Surprisingly, although eversion CEA is not accompanied by an increase in arterial diameter, and the operated carotid artery resembles an unoperated- non-stenotic, artery, the resulting turbulent flow was not significantly different from that associated with patch closure [27].
In agreement with previous studies concerning the association between restenosis and gender [39,40], our study showed a higher percentage of restenosis in female compared to male patients. The higher incidence of restenosis in females has been attributed to a smaller vessel size, and an internal carotid artery diameter < 4 mm has been associated with a rate of recurrent stenosis almost three times that of the patient with a normal-sized artery [21]. Moreover, the fact that the carotid arteries in women are, on average, about 40% smaller than in men makes the operation technically challenging [41]. Conversely, in our study the presence of an ICA less than 4 mm diameter was not associated with recurrent stenosis (p>0.05), suggesting that the higher incidence of restenosis in females may be explained by other causes. It has been suggested that females are at high risk of restenosis because hormonal causes [42], or greater tendency toward carotid redundancy leading to kinking [43]. According to the present study, it is unlikely that the higher rate of restenosis in female could be dependent on cardiovascular risk factors since female patients carried lower cardiovascular risk factors compared to male patients.

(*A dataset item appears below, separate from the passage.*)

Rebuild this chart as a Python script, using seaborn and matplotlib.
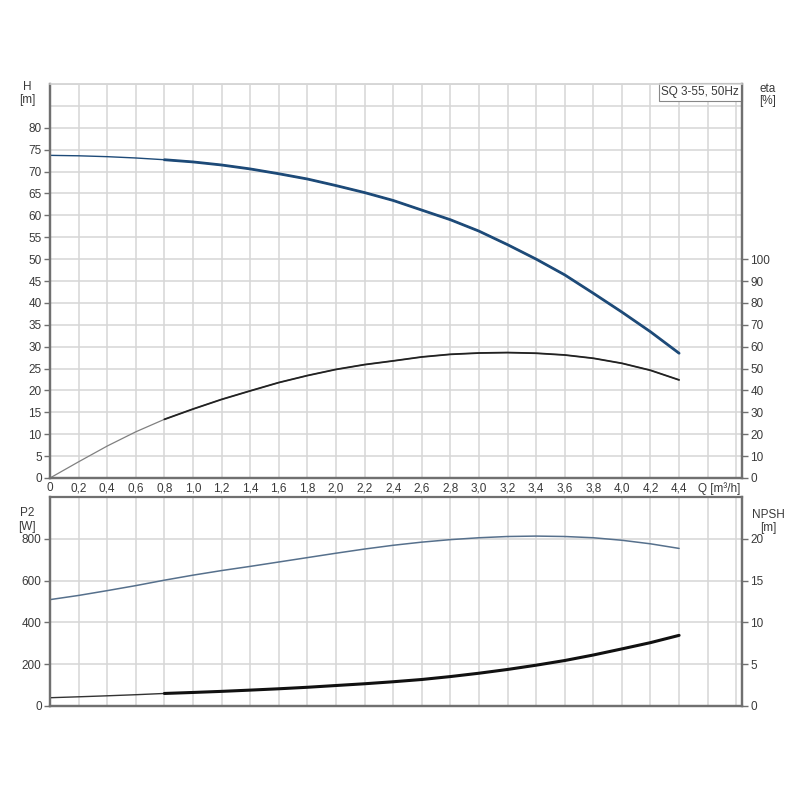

In conclusion, we have reported that the type of surgical technique and postoperative diameters does not play a crucial role in the development of restenosis. The hope of decreasing restenosis by using anatomic characteristics or adopting certain surgery techniques is not warranted. Our study confirms that women are at high risk of restenosis that is an issue deserving further investigation to find and counteract causative factors.
This study was supported by grants from the Ministero dell’ Università, Ricerca Scientifica e Tecnologica and from Sapienza University of Rome to LI.